What is needed is an exact copy of the lines from the line containing "Clone this chart in seaborn and matplotlib." to the line containing "from matplotlib.lines import Line2D", both lines included, and nothing else.

*Figure scripts*:

────────────────────

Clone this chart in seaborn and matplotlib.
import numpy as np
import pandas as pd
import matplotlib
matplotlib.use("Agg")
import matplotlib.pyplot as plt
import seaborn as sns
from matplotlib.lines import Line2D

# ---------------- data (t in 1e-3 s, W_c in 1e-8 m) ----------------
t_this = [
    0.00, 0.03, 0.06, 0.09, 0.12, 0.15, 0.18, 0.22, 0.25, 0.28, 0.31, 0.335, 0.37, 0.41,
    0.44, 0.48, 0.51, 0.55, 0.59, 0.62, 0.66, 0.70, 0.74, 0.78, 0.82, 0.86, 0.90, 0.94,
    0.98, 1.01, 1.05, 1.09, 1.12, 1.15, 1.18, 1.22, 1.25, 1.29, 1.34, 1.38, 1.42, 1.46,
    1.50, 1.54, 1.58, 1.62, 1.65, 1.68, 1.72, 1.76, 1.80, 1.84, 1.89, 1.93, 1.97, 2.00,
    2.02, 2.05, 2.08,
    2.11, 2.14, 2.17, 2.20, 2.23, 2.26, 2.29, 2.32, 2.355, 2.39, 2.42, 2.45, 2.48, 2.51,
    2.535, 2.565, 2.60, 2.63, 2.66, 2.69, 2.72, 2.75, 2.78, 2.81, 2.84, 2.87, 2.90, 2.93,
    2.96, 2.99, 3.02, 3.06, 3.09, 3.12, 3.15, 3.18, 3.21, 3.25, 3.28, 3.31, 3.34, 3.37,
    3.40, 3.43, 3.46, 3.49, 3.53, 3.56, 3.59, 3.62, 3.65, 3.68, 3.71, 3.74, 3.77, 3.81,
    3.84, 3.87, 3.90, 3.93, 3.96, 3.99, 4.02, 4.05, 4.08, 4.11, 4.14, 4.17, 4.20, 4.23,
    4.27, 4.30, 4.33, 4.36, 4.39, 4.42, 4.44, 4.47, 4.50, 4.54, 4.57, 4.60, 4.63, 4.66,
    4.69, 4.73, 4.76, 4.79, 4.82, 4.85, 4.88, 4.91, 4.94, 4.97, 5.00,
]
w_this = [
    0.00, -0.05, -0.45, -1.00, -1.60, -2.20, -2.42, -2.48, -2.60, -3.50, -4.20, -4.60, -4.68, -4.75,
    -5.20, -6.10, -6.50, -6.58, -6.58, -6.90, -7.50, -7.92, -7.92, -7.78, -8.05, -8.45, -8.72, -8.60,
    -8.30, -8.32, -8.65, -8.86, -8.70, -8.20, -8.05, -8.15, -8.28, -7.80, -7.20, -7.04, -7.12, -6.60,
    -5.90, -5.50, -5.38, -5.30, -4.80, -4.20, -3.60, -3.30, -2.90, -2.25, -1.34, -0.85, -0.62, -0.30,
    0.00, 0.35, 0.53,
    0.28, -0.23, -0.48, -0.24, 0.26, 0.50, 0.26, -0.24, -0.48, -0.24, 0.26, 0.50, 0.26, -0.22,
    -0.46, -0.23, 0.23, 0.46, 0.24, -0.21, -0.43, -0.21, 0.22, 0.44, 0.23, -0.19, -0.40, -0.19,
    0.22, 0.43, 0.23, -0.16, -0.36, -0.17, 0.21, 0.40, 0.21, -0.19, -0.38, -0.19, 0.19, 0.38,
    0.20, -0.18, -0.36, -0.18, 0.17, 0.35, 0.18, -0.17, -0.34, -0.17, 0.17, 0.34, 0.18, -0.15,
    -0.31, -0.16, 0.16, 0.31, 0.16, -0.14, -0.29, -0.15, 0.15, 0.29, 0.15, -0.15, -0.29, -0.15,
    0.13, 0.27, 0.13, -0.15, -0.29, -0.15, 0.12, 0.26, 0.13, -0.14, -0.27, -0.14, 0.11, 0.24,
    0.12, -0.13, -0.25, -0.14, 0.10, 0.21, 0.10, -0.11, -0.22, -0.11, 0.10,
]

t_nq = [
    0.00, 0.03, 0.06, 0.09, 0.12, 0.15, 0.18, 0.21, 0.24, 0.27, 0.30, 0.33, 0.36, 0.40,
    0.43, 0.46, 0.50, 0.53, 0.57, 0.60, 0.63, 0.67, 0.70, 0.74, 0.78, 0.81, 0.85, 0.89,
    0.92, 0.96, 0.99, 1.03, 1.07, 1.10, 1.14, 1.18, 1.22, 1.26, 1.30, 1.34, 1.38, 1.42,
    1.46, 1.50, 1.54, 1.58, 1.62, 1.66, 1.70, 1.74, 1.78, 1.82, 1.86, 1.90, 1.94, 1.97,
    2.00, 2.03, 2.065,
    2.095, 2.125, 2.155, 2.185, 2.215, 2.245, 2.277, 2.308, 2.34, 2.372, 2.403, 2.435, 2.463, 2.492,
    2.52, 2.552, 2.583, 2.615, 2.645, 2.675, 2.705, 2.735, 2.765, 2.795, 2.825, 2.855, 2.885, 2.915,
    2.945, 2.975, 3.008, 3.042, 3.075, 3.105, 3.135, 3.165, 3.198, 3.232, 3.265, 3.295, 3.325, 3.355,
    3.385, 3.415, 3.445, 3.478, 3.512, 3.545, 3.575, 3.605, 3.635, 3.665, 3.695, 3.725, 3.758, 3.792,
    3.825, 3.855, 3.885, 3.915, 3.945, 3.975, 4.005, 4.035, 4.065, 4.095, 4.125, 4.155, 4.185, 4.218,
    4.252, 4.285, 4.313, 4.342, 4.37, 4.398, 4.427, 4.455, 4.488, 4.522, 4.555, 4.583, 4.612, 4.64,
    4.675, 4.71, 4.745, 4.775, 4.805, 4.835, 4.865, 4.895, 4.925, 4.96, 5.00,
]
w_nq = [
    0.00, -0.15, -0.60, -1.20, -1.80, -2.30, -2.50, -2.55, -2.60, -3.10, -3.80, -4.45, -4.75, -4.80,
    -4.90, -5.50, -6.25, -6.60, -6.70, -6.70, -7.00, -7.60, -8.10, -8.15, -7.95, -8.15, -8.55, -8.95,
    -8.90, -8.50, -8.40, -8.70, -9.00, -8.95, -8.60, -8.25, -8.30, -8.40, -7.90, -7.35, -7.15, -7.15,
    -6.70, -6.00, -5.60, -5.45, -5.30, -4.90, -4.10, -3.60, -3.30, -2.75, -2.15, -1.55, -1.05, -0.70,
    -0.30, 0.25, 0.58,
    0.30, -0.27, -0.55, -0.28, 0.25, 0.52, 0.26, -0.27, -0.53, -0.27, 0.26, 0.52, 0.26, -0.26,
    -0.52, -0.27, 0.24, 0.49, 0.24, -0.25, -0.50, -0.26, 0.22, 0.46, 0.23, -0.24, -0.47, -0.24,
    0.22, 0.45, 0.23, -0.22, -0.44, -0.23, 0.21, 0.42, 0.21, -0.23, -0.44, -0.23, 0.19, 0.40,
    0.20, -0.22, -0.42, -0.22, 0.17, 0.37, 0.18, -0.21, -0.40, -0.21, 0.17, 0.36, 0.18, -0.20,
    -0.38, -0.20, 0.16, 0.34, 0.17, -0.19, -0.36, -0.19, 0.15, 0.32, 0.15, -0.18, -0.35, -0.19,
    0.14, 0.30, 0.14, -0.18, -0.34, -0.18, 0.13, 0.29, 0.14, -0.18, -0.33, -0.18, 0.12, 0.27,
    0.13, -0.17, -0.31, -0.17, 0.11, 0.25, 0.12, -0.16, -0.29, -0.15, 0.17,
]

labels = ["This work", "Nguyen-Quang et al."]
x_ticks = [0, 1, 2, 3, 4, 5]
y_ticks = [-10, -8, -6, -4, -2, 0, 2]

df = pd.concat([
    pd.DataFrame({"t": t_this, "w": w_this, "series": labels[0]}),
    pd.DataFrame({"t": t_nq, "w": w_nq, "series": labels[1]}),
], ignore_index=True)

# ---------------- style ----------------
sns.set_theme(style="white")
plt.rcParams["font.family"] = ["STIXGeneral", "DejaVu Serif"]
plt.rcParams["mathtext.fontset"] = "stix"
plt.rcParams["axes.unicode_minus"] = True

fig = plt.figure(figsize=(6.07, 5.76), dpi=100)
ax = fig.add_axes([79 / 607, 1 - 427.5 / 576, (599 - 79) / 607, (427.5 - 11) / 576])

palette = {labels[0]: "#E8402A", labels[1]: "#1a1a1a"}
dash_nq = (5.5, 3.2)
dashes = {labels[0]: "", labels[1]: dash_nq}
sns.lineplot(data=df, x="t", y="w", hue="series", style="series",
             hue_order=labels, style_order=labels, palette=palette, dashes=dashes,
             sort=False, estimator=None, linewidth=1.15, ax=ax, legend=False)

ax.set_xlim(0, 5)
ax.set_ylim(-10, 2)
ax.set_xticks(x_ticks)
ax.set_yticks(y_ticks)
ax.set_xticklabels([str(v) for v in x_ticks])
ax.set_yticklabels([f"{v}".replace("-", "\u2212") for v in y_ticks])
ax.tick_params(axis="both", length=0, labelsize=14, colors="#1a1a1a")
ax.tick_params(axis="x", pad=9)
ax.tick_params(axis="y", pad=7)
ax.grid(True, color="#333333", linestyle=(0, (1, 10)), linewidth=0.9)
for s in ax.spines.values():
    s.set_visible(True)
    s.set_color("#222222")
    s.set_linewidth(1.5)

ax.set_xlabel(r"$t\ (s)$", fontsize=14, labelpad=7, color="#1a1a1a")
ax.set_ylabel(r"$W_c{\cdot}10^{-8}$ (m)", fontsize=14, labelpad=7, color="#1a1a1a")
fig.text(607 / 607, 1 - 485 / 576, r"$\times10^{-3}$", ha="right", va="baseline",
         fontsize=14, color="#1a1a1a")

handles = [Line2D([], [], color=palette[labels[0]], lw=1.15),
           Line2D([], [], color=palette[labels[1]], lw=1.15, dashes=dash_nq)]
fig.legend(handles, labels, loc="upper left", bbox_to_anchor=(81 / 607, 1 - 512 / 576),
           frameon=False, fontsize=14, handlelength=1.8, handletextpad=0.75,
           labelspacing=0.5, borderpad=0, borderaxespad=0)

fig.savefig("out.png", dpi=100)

────────────────────

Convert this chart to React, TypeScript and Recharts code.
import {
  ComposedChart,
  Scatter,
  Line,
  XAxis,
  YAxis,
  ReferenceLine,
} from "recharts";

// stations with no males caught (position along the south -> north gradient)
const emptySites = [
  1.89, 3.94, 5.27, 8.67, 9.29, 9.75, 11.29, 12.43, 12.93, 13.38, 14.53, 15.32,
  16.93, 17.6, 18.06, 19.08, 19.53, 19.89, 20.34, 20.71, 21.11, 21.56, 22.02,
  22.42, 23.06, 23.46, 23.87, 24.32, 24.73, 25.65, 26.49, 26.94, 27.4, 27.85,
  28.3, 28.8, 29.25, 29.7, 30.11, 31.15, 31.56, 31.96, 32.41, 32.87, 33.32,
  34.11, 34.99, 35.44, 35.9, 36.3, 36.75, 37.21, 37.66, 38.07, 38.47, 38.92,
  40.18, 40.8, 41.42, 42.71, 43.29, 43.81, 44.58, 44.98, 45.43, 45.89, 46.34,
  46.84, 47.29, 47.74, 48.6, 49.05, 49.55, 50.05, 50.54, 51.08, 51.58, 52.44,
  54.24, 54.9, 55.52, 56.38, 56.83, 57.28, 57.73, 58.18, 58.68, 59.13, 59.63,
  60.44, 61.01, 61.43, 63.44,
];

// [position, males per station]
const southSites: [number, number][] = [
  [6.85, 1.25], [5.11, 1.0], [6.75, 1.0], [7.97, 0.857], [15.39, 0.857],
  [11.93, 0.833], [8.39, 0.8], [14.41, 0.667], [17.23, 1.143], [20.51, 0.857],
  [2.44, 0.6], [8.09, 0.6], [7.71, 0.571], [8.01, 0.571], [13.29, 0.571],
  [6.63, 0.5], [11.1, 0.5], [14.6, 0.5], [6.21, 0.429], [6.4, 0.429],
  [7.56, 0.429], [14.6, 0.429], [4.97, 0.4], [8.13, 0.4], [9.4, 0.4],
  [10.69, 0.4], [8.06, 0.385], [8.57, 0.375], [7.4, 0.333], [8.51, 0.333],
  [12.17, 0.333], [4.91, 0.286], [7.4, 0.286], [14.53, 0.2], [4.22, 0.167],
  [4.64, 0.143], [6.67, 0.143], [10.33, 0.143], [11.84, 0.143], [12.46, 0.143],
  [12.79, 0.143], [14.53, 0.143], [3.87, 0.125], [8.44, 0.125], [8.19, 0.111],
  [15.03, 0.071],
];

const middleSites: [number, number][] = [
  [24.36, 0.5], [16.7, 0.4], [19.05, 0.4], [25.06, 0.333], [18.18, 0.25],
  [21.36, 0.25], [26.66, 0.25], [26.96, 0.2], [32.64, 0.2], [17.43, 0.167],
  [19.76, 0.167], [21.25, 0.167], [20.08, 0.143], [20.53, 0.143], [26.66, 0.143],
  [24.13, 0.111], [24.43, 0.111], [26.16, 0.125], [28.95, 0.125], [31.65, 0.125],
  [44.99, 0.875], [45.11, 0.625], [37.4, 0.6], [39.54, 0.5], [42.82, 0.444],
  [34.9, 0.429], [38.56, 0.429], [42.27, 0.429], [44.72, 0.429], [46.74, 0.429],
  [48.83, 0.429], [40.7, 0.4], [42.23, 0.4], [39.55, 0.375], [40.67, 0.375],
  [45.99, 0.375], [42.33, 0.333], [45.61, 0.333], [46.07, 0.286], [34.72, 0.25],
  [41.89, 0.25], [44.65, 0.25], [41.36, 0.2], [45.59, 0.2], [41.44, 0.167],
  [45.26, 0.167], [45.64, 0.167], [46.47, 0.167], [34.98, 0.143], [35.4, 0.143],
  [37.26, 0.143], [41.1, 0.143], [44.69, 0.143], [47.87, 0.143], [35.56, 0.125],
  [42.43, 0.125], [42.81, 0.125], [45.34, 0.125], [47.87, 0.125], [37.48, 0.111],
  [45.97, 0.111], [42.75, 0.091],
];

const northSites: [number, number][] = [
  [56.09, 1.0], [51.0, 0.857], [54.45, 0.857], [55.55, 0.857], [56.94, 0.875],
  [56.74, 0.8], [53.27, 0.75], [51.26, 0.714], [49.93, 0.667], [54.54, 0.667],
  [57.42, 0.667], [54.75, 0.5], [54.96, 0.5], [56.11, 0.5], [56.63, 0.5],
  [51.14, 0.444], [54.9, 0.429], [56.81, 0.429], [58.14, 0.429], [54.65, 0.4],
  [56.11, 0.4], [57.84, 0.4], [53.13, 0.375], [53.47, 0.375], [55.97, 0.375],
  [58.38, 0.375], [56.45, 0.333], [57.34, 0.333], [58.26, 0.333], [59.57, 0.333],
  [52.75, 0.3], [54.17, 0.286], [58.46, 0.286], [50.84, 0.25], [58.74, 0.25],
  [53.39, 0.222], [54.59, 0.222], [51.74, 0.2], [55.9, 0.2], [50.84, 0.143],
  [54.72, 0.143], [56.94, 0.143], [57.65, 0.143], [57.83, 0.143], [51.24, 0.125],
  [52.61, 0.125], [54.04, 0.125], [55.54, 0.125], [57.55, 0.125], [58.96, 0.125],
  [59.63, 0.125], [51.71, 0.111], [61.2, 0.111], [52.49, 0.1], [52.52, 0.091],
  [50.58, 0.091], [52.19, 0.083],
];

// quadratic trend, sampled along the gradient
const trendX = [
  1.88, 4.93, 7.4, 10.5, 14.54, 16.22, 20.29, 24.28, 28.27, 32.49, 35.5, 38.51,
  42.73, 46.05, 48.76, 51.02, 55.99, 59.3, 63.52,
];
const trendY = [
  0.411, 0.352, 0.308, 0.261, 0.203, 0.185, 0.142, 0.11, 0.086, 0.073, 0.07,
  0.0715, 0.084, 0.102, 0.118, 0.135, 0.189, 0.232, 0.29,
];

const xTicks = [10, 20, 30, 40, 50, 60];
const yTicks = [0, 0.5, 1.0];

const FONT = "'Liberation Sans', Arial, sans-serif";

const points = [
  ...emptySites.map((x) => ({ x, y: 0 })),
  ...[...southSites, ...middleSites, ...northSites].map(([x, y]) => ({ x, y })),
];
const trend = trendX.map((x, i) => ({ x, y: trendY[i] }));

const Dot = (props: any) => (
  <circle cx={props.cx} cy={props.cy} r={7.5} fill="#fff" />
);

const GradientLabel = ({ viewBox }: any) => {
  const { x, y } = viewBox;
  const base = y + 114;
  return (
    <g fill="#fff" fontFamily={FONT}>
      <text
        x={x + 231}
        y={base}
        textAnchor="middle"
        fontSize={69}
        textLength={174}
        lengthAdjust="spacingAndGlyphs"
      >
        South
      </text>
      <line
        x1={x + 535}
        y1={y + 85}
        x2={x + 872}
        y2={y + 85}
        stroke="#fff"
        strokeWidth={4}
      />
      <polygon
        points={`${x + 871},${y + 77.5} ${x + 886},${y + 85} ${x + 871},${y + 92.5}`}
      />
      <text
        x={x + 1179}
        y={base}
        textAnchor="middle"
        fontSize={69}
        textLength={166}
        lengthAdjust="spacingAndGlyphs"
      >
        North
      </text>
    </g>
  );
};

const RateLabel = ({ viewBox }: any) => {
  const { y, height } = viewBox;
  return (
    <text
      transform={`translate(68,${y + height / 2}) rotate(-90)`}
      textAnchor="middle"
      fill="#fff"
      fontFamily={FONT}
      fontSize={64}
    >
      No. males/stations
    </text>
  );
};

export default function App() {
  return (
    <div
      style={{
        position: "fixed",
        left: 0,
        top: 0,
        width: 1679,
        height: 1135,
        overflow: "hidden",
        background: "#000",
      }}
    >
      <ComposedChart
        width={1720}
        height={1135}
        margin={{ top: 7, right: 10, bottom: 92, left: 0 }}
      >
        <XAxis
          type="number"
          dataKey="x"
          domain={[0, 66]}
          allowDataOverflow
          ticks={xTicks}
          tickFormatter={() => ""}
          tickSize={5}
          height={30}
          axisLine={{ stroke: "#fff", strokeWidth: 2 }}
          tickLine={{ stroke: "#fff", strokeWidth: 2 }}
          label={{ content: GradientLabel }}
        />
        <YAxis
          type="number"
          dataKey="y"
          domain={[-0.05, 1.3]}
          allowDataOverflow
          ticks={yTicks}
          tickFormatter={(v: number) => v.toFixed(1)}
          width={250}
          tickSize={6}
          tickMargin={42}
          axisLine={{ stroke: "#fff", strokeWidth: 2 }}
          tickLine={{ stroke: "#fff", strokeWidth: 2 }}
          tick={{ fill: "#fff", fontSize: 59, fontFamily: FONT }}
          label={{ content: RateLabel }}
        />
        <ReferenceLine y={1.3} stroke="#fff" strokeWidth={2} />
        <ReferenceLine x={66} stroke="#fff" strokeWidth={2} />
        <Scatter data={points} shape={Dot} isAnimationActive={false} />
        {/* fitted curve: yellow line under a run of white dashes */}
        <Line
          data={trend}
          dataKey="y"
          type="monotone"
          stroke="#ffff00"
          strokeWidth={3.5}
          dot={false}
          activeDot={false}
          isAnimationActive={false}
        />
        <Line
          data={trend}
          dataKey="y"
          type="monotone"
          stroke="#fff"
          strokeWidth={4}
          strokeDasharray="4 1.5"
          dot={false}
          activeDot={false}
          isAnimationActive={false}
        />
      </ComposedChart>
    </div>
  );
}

────────────────────

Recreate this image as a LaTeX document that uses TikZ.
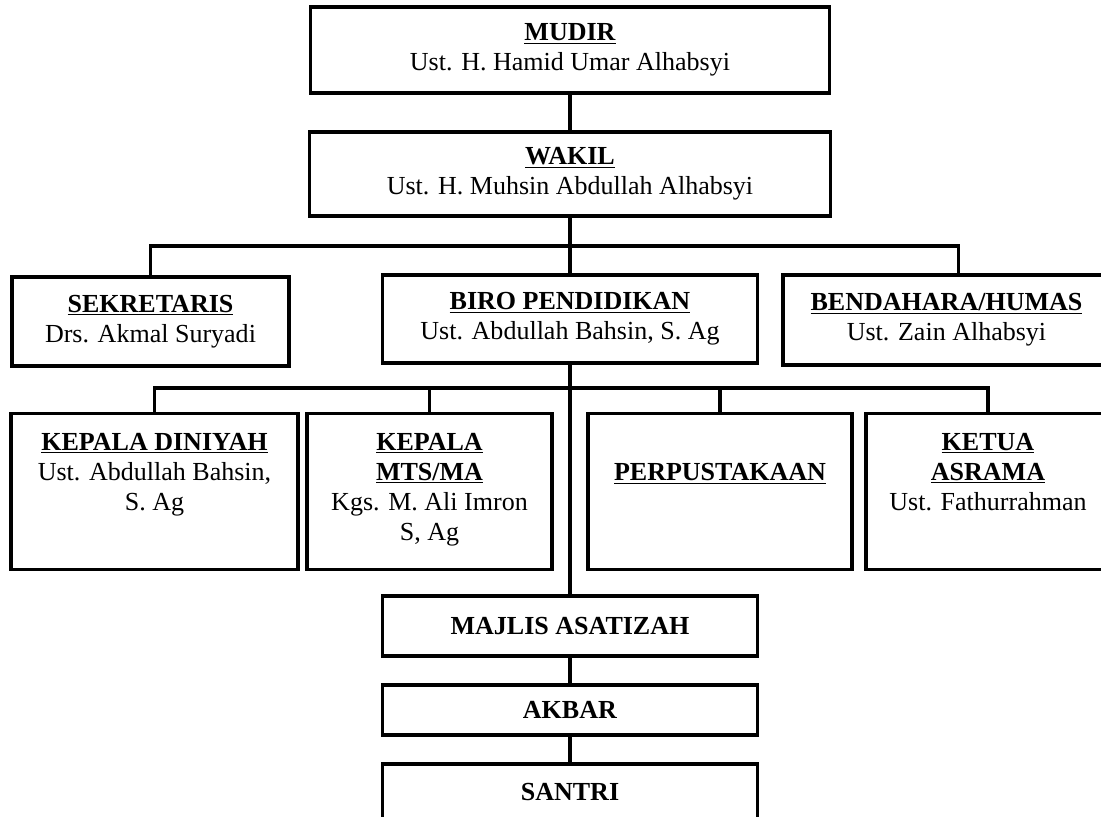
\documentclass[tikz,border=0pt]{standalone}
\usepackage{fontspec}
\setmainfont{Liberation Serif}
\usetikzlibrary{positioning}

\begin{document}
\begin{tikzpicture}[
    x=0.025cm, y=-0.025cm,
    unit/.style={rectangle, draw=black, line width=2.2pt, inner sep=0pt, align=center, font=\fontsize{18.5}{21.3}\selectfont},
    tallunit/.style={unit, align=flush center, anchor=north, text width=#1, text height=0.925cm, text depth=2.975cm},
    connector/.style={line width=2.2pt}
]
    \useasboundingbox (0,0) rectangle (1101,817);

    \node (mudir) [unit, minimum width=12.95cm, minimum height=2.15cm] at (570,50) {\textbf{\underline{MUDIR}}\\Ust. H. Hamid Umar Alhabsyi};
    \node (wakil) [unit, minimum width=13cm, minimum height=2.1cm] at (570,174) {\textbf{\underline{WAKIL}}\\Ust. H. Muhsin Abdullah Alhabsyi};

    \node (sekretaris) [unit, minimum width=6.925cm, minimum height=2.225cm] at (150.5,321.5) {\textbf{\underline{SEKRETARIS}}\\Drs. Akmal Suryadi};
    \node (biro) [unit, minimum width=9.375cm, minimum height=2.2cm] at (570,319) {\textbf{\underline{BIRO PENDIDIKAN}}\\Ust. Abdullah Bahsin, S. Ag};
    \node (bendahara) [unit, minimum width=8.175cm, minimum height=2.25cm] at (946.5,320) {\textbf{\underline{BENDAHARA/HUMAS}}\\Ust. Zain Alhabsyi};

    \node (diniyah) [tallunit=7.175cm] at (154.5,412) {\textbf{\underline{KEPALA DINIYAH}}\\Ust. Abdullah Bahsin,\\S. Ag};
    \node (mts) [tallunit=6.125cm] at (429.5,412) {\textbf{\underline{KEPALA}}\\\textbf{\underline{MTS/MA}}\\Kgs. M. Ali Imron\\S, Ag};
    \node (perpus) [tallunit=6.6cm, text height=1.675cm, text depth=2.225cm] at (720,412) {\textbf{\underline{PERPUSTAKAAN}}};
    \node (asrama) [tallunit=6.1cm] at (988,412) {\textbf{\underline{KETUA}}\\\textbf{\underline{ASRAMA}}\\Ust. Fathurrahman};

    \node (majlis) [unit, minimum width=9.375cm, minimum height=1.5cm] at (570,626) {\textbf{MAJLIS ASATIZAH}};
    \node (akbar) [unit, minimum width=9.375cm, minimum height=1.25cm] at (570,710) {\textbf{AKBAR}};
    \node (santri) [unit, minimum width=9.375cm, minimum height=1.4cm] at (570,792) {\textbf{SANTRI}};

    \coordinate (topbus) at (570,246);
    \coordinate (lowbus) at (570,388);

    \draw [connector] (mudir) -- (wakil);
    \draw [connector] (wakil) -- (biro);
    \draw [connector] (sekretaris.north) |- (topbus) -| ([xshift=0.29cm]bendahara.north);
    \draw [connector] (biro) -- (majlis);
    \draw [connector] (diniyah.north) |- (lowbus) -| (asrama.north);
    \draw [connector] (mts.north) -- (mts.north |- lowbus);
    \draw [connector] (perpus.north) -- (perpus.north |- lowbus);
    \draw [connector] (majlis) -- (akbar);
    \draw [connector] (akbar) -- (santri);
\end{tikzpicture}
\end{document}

────────────────────

*Task solution*:
Clone this chart in seaborn and matplotlib.
import numpy as np
import pandas as pd
import matplotlib
matplotlib.use("Agg")
import matplotlib.pyplot as plt
import seaborn as sns
from matplotlib.lines import Line2D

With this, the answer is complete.